Joachim Ronneberg, the last surviving member of Operation Gunnerside, the daring raid to destroy the heavy water facility at Vemork, Norway, died on Sunday, October 21. Ronneberg was 99. Obituaries from the New York Times and the BBC, respectively, are here and here.
In 2016 I was asked by The Norwegian American to review The Winter Fortress, the latest in a string of books detailing Operation Gunnerside, written by Neal Bascomb. The complete review is here.
It is worth quoting at length the final two paragraphs of my review:
“The members of Operations Grouse, Freshman, Swallow, and Gunnerside and the team that sunk the ferry on Lake Tinnsjø never really knew why destroying heavy water was so important; they only knew that it had to be destroyed. Moreover, the secrecy surrounding the Allies’ own atomic program meant that their feats could not be widely publicized during the war. The members were simply promised: “[Y]our actions will live in history for a hundred years to come.”

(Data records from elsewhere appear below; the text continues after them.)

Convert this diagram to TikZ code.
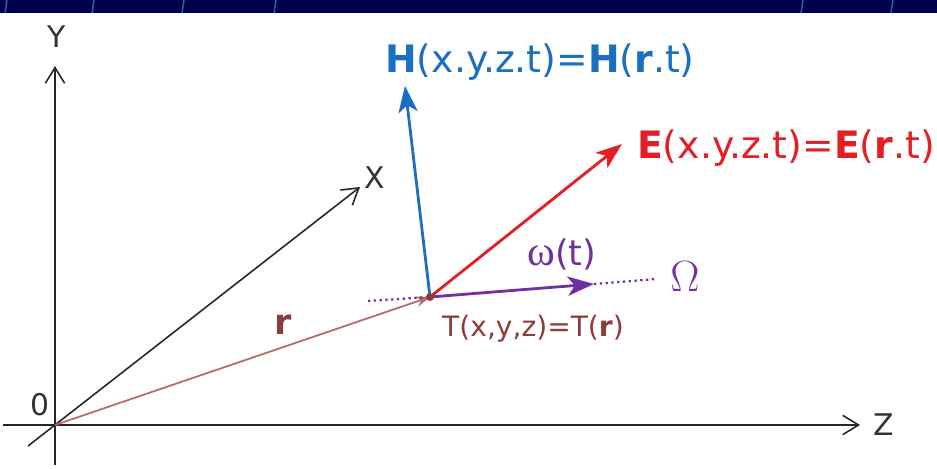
\documentclass[tikz,border=0pt]{standalone}
\usepackage{fontspec}
\setmainfont{DejaVu Sans}
\newfontfamily\symbfont{Liberation Serif}
\usepackage{tikz}
\usetikzlibrary{arrows.meta,calc,positioning}
\definecolor{barnavy}{HTML}{00004E}
\definecolor{slashblue}{HTML}{3060B0}
\definecolor{hblue}{HTML}{1A6FC0}
\definecolor{ered}{HTML}{E31E24}
\definecolor{rbrown}{HTML}{B86A6A}
\definecolor{tbrown}{HTML}{8E3B3B}
\definecolor{wpurple}{HTML}{7030A0}
\tikzset{
    axis/.style={
        draw=black!85,
        line width=0.9pt,
        -{Straight Barb[length=9pt,width=11pt,line width=0.9pt]}
    },
    axislabel/.style={
        font=\fontsize{17}{19}\selectfont,
        text=black!80,
        inner sep=1pt
    },
    fieldarrow/.style={
        line width=1.6pt,
        -{Stealth[length=15pt,width=11pt,inset=4pt]}
    },
    fieldlabel/.style={
        font=\fontsize{21.5}{24}\selectfont,
        inner sep=1pt
    },
    dotline/.style={
        draw=wpurple,
        line width=1.3pt,
        dash pattern=on 1.3pt off 2pt
    },
    topbar/.style={
        fill=barnavy
    },
    slash/.style={
        draw=slashblue,
        line width=0.8pt
    }
}

\begin{document}
\begin{tikzpicture}[x=0.02cm, y=0.02cm]
    % Frame and title bar
    \useasboundingbox (0,0) rectangle (937,468);
    \fill[topbar] (0,455) rectangle (937,468);
    \foreach \sx in {5,92,182,274,801,891}
        \draw[slash] (\sx,455) -- ++(2,13);

    % Points
    \coordinate (O)       at (55,43);
    \coordinate (Ybottom) at (55,3);
    \coordinate (Ytop)    at (55,402);
    \coordinate (Zleft)   at (3,43);
    \coordinate (Zright)  at (860,43);
    \coordinate (Xbottom) at (28,22);
    \coordinate (Xtop)    at (360,281);
    \coordinate (T)       at (430,171);
    \coordinate (Htip)    at (405,382);
    \coordinate (Etip)    at (622,324);
    \coordinate (Wtip)    at (594,184);
    \coordinate (dotL)    at (368,167);
    \coordinate (dotR)    at (656,189);

    % Axes
    \draw[axis] (Ybottom) -- (Ytop);
    \draw[axis] (Zleft) -- (Zright);
    \draw[axis] (Xbottom) -- (Xtop);
    \node[axislabel] (Ylabel) at (57,431) {Y};
    \node[axislabel] (Xlabel) at (375,290) {X};
    \node[axislabel] (Zlabel) at (884,43) {Z};
    \node[axislabel] (Olabel) at (40,63) {0};

    % Position vector r
    \draw[draw=rbrown, line width=1pt,
          -{Stealth[length=8pt,width=6pt]}] (O) -- (T);
    \node[fieldlabel, text=tbrown, font=\fontsize{20}{22}\selectfont] (rlabel) at (283,143) {\textbf{r}};

    % Direction Omega
    \draw[dotline] (dotL) -- (T);
    \draw[dotline] (Wtip) -- (dotR);
    \draw[fieldarrow, draw=wpurple, fill=wpurple] (T) -- (Wtip);
    \node[fieldlabel, text=wpurple, font=\fontsize{20}{22}\selectfont] (wlabel) at (562,214)
        {{\symbfont\fontsize{24}{26}\selectfont ω}(t)};
    \node[fieldlabel, text=wpurple, font=\fontsize{25}{27}\selectfont] (Wlabel) at (685,191) {$\Omega$};

    % Fields H and E
    \draw[fieldarrow, draw=hblue] (T) -- (Htip);
    \draw[fieldarrow, draw=ered] (T) -- (Etip);
    \fill[tbrown] (T) circle (4);
    \node[fieldlabel, text=hblue] (Hlabel) at (540,406)
        {\textbf{H}(x.y.z.t)=\textbf{H}(\textbf{r}.t)};
    \node[fieldlabel, text=ered] (Elabel) at (786,320)
        {\textbf{E}(x.y.z.t)=\textbf{E}(\textbf{r}.t)};
    \node[text=tbrown, font=\fontsize{16}{18}\selectfont, inner sep=1pt] (Tlabel) at (533,139)
        {T(x,y,z)=T(\textbf{r})};
\end{tikzpicture}
\end{document}
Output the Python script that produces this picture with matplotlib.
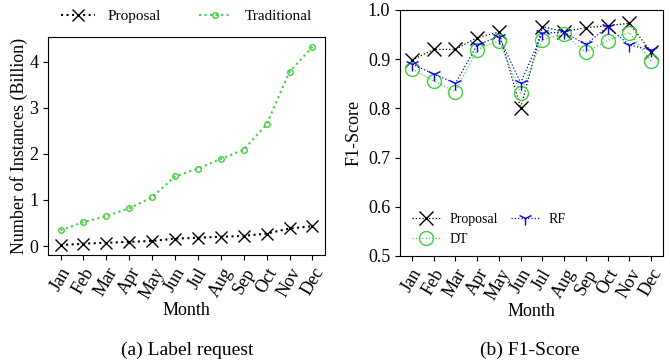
import matplotlib
matplotlib.use("Agg")
from matplotlib import pyplot as plt

plt.rcParams['font.family'] = ['Liberation Serif', 'DejaVu Serif']
plt.rcParams['mathtext.fontset'] = 'stix'

months = ['Jan', 'Feb', 'Mar', 'Apr', 'May', 'Jun',
          'Jul', 'Aug', 'Sep', 'Oct', 'Nov', 'Dec']

# (a) label requests, billions of instances
requests_proposal = [0.02, 0.05, 0.07, 0.09, 0.11, 0.16, 0.18, 0.20, 0.22, 0.27, 0.38, 0.43]
requests_traditional = [0.34, 0.52, 0.65, 0.82, 1.06, 1.51, 1.68, 1.89, 2.09, 2.64, 3.78, 4.32]

# (b) F1-score per month
f1_proposal = [0.898, 0.920, 0.920, 0.944, 0.955, 0.801, 0.966, 0.956, 0.964, 0.968, 0.973, 0.915]
f1_rf = [0.890, 0.870, 0.851, 0.929, 0.946, 0.852, 0.953, 0.955, 0.930, 0.966, 0.929, 0.918]
f1_dt = [0.880, 0.856, 0.834, 0.919, 0.938, 0.831, 0.940, 0.951, 0.914, 0.938, 0.954, 0.896]

GREEN = '#3ecf3e'
x = list(range(len(months)))

fig = plt.figure(figsize=(6.7, 3.64), dpi=100)
ax1 = fig.add_axes([48 / 670, 109 / 364, 277 / 670, 218 / 364])
ax2 = fig.add_axes([400 / 670, 108 / 364, 263 / 670, 246 / 364])

# left panel
ax1.plot(x, requests_proposal, ls=':', c='k', lw=1.5, marker='x', ms=8.5,
         label='Proposal')
ax1.plot(x, requests_traditional, ls=':', c=GREEN, lw=1.5, marker='o', ms=4,
         mfc='none', mew=1.0, label='Traditional')
ax1.set_ylabel('Number of Instances (Billion)', fontsize=13, labelpad=1)
ax1.set_xlabel('Month', fontsize=13, labelpad=0)
ax1.set_yticks([0, 1, 2, 3, 4])
ax1.legend(loc='lower center', bbox_to_anchor=(0.5, 1.0), ncol=2,
           frameon=False, fontsize=11, columnspacing=2.5, handlelength=2.2,
           borderaxespad=0.5)

# right panel
ax2.plot(x, f1_proposal, ls=':', c='k', lw=0.9, marker='x', ms=10, mew=1.0,
         label='Proposal')
ax2.plot(x, f1_dt, ls=':', c=GREEN, lw=0.9, marker='o', ms=10, mfc='none',
         mew=1.0, label='DT')
ax2.plot(x, f1_rf, ls=':', c='blue', lw=0.9, marker='1', ms=10, mew=1.0,
         label='RF')
ax2.set_ylim(0.5, 1.0)
ax2.set_ylabel('F1-Score', fontsize=13)
ax2.set_xlabel('Month', fontsize=13, labelpad=0)
ax2.legend(loc='lower left', ncol=2, frameon=False, fontsize=10,
           bbox_to_anchor=(0.0, -0.01), columnspacing=0.9, handlelength=2.0,
           handletextpad=0.7)

for ax in (ax1, ax2):
    ax.set_xticks(x)
    ax.set_xticklabels(months, rotation=60)
    ax.tick_params(labelsize=13, length=3.5, width=0.8)
    for sp in ax.spines.values():
        sp.set_linewidth(0.8)

fig.text(187 / 670, 14 / 364, '(a) Label request', ha='center', va='center',
         fontsize=14)
fig.text(530 / 670, 14 / 364, '(b) F1-Score', ha='center', va='center',
         fontsize=14)

fig.savefig('out.png', dpi=100)
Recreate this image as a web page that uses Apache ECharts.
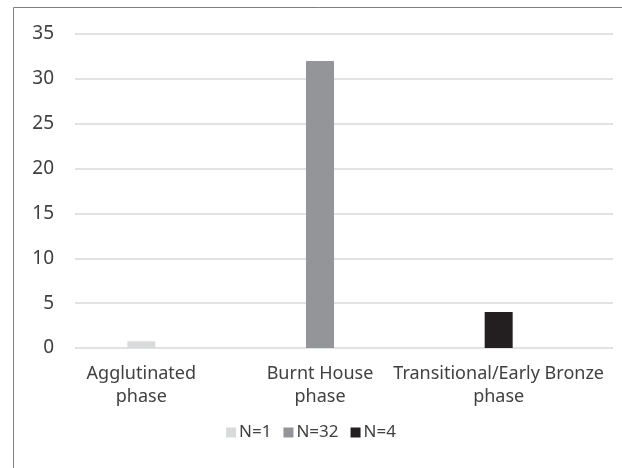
<!DOCTYPE html>
<html>
<head>
<meta charset="utf-8">
<script src="https://cdn.jsdelivr.net/npm/echarts@6/dist/echarts.min.js"></script>
<style>
  html, body { margin: 0; padding: 0; background: #ffffff; }
  #chart { width: 622px; height: 468px; }
</style>
</head>
<body>
<div id="chart"></div>
<script>
// Phases on the x axis, one bar per phase
const categories = ['Agglutinated\nphase', 'Burnt House\nphase', 'Transitional/Early Bronze\nphase'];
const seriesNames = ['N=1', 'N=32', 'N=4'];
const agglutinatedValues = [0.75, '-', '-'];
const burntHouseValues = ['-', 32, '-'];
const transitionalValues = ['-', '-', 4];
const yTicks = [0, 5, 10, 15, 20, 25, 30, 35];

const colors = ['#d9dadc', '#939598', '#231f20'];
const textColor = '#404040';
const font = 'Noto Sans';

const chart = echarts.init(document.getElementById('chart'), null, { renderer: 'canvas' });

const yMin = yTicks[0];
const yMax = yTicks[yTicks.length - 1];
const yStep = yTicks[1] - yTicks[0];

const seriesValues = [agglutinatedValues, burntHouseValues, transitionalValues];

chart.setOption({
  backgroundColor: '#ffffff',
  animation: false,
  graphic: [{
    type: 'rect',
    shape: { x: 13.5, y: 7.5, width: 700, height: 600 },
    style: { fill: 'none', stroke: '#7f7f7f', lineWidth: 1 },
    silent: true
  }],
  legend: {
    data: seriesNames,
    bottom: 22,
    left: 'center',
    itemWidth: 10,
    itemHeight: 10,
    itemGap: 12,
    icon: 'rect',
    textStyle: { color: textColor, fontFamily: font, fontSize: 17, padding: [0, 0, 0, -2] }
  },
  grid: [
    // value axis with gridlines
    { left: 75, right: 9, top: 34, bottom: 120, containLabel: false },
    // category band for the bars
    { left: 52, right: 34, top: 34, bottom: 120, containLabel: false }
  ],
  xAxis: [
    { type: 'category', gridIndex: 0, data: categories, show: false },
    {
      type: 'category', gridIndex: 1, data: categories,
      axisLine: { show: false }, axisTick: { show: false },
      axisLabel: {
        color: textColor, fontFamily: font, fontSize: 18, lineHeight: 23,
        margin: 14, interval: 0
      }
    }
  ],
  yAxis: [
    {
      type: 'value', gridIndex: 0, min: yMin, max: yMax, interval: yStep,
      axisLine: { show: false }, axisTick: { show: false },
      axisLabel: { color: textColor, fontFamily: font, fontSize: 19, margin: 21 },
      splitLine: { lineStyle: { color: '#d9d9d9', width: 1.5 } }
    },
    { type: 'value', gridIndex: 1, min: yMin, max: yMax, interval: yStep, show: false }
  ],
  series: seriesNames.map((name, i) => ({
    name: name,
    type: 'bar',
    xAxisIndex: 1,
    yAxisIndex: 1,
    stack: 'phase',
    barWidth: 28,
    itemStyle: { color: colors[i] },
    data: seriesValues[i]
  }))
});
</script>
</body>
</html>
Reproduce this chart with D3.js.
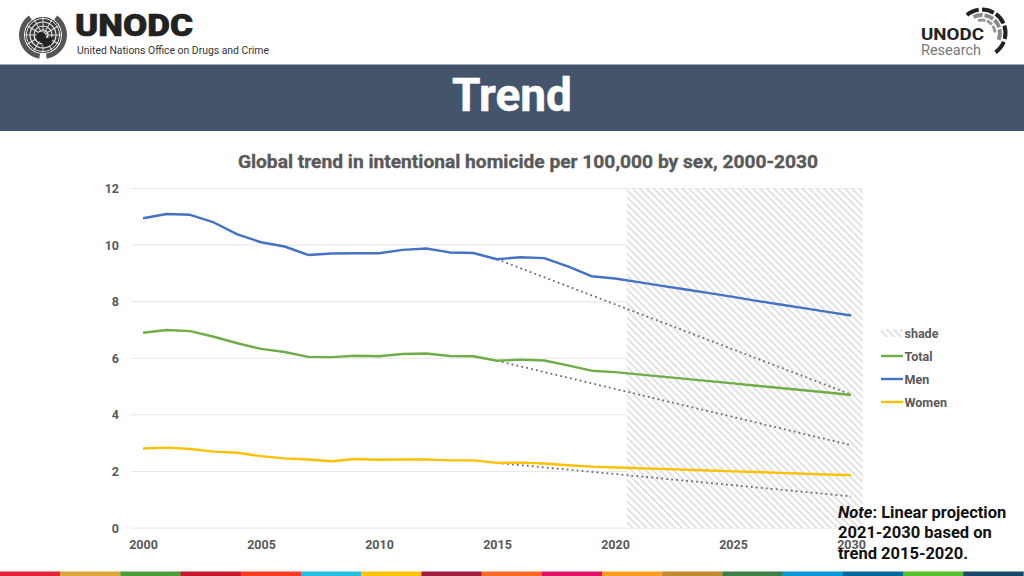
<!DOCTYPE html>
<html><head><meta charset="utf-8">
<script src="https://cdn.jsdelivr.net/npm/d3@7/dist/d3.min.js"></script>
<style>html,body{margin:0;padding:0;background:#fff}svg{display:block}text{font-family:Roboto,sans-serif}</style>
</head><body><svg id="c" width="1024" height="576"></svg>
<script>
const years = d3.range(2000, 2031);
const tickYears = [2000, 2005, 2010, 2015, 2020, 2025, 2030];
const yTicks = [0, 2, 4, 6, 8, 10, 12];
const men = [10.95,11.1,11.07,10.8,10.38,10.1,9.95,9.65,9.7,9.71,9.71,9.83,9.88,9.74,9.72,9.5,9.57,9.54,9.25,8.9,8.82,8.69,8.56,8.43,8.3,8.17,8.03,7.9,7.77,7.64,7.51];
const total = [6.9,7.0,6.96,6.76,6.53,6.33,6.22,6.05,6.04,6.09,6.07,6.15,6.17,6.08,6.07,5.91,5.95,5.92,5.75,5.56,5.51,5.43,5.35,5.27,5.19,5.11,5.03,4.95,4.87,4.79,4.7];
const women = [2.81,2.84,2.79,2.7,2.66,2.54,2.46,2.42,2.36,2.44,2.41,2.42,2.42,2.39,2.39,2.3,2.31,2.28,2.22,2.17,2.14,2.11,2.09,2.06,2.03,2.0,1.98,1.95,1.92,1.89,1.87];
const projYears = [2015, 2030];
const projMen = [9.5, 4.72];
const projTotal = [5.91, 2.93];
const projWomen = [2.3, 1.12];
const shadeYears = [2020.5, 2030.5];
const seriesNames = ["Total", "Men", "Women"];
const seriesColors = ["#70ad47", "#4472c4", "#ffc000"];
const stripeColors = ["#e5243b","#dda63a","#4c9f38","#c5192d","#ff3a21","#26bde2","#fcc30b","#a21942","#fd6925","#dd1367","#fd9d24","#bf8b2e","#3f7e44","#0a97d9","#00689d","#56c02b","#19486a"];

const svg = d3.select("#c");
const tg = "#595959";
const x = d3.scaleLinear().domain([2000, 2030]).range([143, 851]);
const y = d3.scaleLinear().domain([0, 12]).range([528, 188.5]);

const defs = svg.append("defs");
const pat = defs.append("pattern").attr("id","hatch").attr("width",5).attr("height",5)
  .attr("patternUnits","userSpaceOnUse").attr("patternTransform","rotate(45)");
pat.append("rect").attr("width",5).attr("height",5).attr("fill","#fff");
pat.append("rect").attr("y",0).attr("width",5).attr("height",2).attr("fill","#e2e2e2");

// stripe + header
svg.selectAll("rect.st").data(stripeColors).join("rect").attr("class","st")
  .attr("x",(d,i)=>i*60.2).attr("y",571.5).attr("width",60.5).attr("height",4.5).attr("fill",d=>d);
svg.append("rect").attr("x",0).attr("y",64.5).attr("width",1024).attr("height",66.5).attr("fill","#44546a");
svg.append("text").attr("x",512).attr("y",111).attr("text-anchor","middle").attr("fill","#fff")
  .attr("font-size",46).attr("font-weight",700).attr("stroke","#fff").attr("stroke-width",.5).text("Trend");

// chart title
svg.append("text").attr("x",528).attr("y",167.5).attr("text-anchor","middle").attr("fill",tg)
  .attr("stroke",tg).attr("stroke-width",.35)
  .attr("font-size",19.2).attr("font-weight",700).text("Global trend in intentional homicide per 100,000 by sex, 2000-2030");

// grid
svg.append("g").selectAll("line").data(yTicks).join("line")
  .attr("x1",131).attr("x2",863).attr("y1",d=>y(d)).attr("y2",d=>y(d))
  .attr("stroke","#e6e6e6").attr("stroke-width",1);
svg.append("rect").attr("x",x(shadeYears[0])).attr("y",y(12)).attr("width",x(shadeYears[1])-x(shadeYears[0]))
  .attr("height",y(0)-y(12)).attr("fill","url(#hatch)");

// axis labels
const axY = d3.axisLeft(y).tickValues(yTicks).tickSize(0).tickPadding(0);
const gy = svg.append("g").attr("transform","translate(119,0)").call(axY);
gy.select(".domain").remove();
gy.selectAll("text").attr("font-size",12.5).attr("font-weight",700).attr("fill",tg).attr("font-family","Roboto");
const axX = d3.axisBottom(x).tickValues(tickYears).tickFormat(d3.format("d")).tickSize(0).tickPadding(0);
const gx = svg.append("g").attr("transform","translate(0,540.5)").call(axX);
gx.select(".domain").remove();
gx.selectAll("text").attr("font-size",12.5).attr("font-weight",700).attr("fill",tg).attr("font-family","Roboto");

// projections
const proj = d3.line().x((d,i)=>x(projYears[i])).y(d=>y(d));
svg.append("g").selectAll("path").data([projMen,projTotal,projWomen]).join("path")
  .attr("d",proj).attr("fill","none").attr("stroke","#6a6a6a").attr("stroke-width",1.8).attr("stroke-dasharray","1.8 3.2");

// series
const line = d3.line().x((d,i)=>x(years[i])).y(d=>y(d)).curve(d3.curveLinear);
const seriesVals = [total, men, women];
svg.append("g").selectAll("path").data(seriesVals).join("path")
  .attr("d",line).attr("fill","none").attr("stroke",(d,i)=>seriesColors[i]).attr("stroke-width",2.4).attr("stroke-linejoin","round");

// legend
const lg = svg.append("g");
lg.append("rect").attr("x",881).attr("y",329).attr("width",22).attr("height",8).attr("fill","url(#hatch)");
lg.append("text").attr("x",904.5).attr("y",338).attr("font-size",12.5).attr("font-weight",700).attr("fill",tg).text("shade");
seriesNames.forEach((n,i)=>{
  const yy = 356 + i*23;
  lg.append("line").attr("x1",881).attr("x2",903).attr("y1",yy).attr("y2",yy).attr("stroke",seriesColors[i]).attr("stroke-width",2.4);
  lg.append("text").attr("x",904.5).attr("y",yy+4.5).attr("font-size",12.5).attr("font-weight",700).attr("fill",tg).text(n);
});

// note
const note = svg.append("g").attr("fill","#111").attr("font-size",16.5).attr("font-weight",700);
const n1 = note.append("text").attr("x",838).attr("y",518);
n1.append("tspan").attr("font-style","italic").text("Note");
n1.append("tspan").text(": Linear projection");
note.append("text").attr("x",838).attr("y",538).text("2021-2030 based on");
note.append("text").attr("x",838).attr("y",559).text("trend 2015-2020.");

// UNODC logo
const lo = svg.append("g");
const em = lo.append("g").attr("transform","translate(43,35)");
em.append("circle").attr("r",18).attr("fill","#3a3a3a");
[[5,1.2],[9,1.2],[13,1.2],[16.5,1]].forEach(([r,w])=>em.append("circle").attr("r",r).attr("fill","none").attr("stroke","#e8e8e8").attr("stroke-width",w));
d3.range(0,180,30).forEach(a=>em.append("line").attr("x1",-18).attr("x2",18).attr("transform",`rotate(${a})`).attr("stroke","#e8e8e8").attr("stroke-width",.9));
em.append("circle").attr("r",5).attr("cx",-2).attr("cy",2).attr("fill","#222");
em.append("path").attr("d","M-3 4 L10 2 L8 10 L1 12 Z").attr("fill","#222");
const arcL = d3.arc().innerRadius(19).outerRadius(24);
em.append("path").attr("d",arcL({startAngle:-Math.PI*0.95,endAngle:-Math.PI*0.2})).attr("fill","#555");
em.append("path").attr("d",arcL({startAngle:Math.PI*0.2,endAngle:Math.PI*0.95})).attr("fill","#555");
lo.append("text").attr("x",75).attr("y",36).attr("font-size",32).attr("font-weight",900).attr("fill","#222").attr("stroke","#222").attr("stroke-width",.6)
  .attr("textLength",118).attr("lengthAdjust","spacingAndGlyphs").text("UNODC");
lo.append("text").attr("x",77).attr("y",54).attr("font-size",11.5).attr("font-family","Lato").attr("fill","#333")
  .attr("textLength",192).attr("lengthAdjust","spacingAndGlyphs").text("United Nations Office on Drugs and Crime");

// research logo
const rl = svg.append("g").attr("transform","translate(982,33)");
const ringArc = (r0,r1,a0,a1,f)=>rl.append("path").attr("d",d3.arc().innerRadius(r0).outerRadius(r1)({startAngle:a0*Math.PI/180,endAngle:a1*Math.PI/180})).attr("fill",f);
[[-40,-8],[0,30],[36,66],[72,105],[112,145]].forEach(([a,b])=>ringArc(21.5,25.5,a,b,"#222"));
[[-28,2],[8,38],[44,72],[78,112]].forEach(([a,b])=>ringArc(16,20,a,b,"#8a8a8a"));
[[-18,15],[22,50],[56,88]].forEach(([a,b])=>ringArc(11.5,14.5,a,b,"#999"));
rl.append("rect").attr("x",-62).attr("y",-8).attr("width",66).attr("height",24).attr("fill","#fff");
svg.append("text").attr("x",921).attr("y",40).attr("font-size",16.5).attr("font-weight",700).attr("fill","#222")
  .attr("textLength",63).attr("lengthAdjust","spacingAndGlyphs").text("UNODC");
svg.append("text").attr("x",921).attr("y",55).attr("font-size",15.5).attr("fill","#777")
  .attr("textLength",60).attr("lengthAdjust","spacingAndGlyphs").text("Research");
</script></body></html>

It’s a good bet that that promise will be fulfilled. After all, it is now almost 75 years [this was written in 2016] since the Grouse team first landed on the Vidda. They and their compatriots endured ferocious winter weather, near starvation, the constant threat of discovery, and even death, and yet their patriotism, courage, and fortitude in the face of all this still inspires worthy books such as The Winter Fortress. As the official historian of the SOE [Special Operations Executive], M.R.D. Foot, later observed: “If SOE had never done anything else, ‘Gunnerside’ would have given it claim enough on the gratitude of humanity.”
Humanity is indeed grateful, Joachim Ronneberg. You have fought the good fight, you have finished the race, you have kept the faith.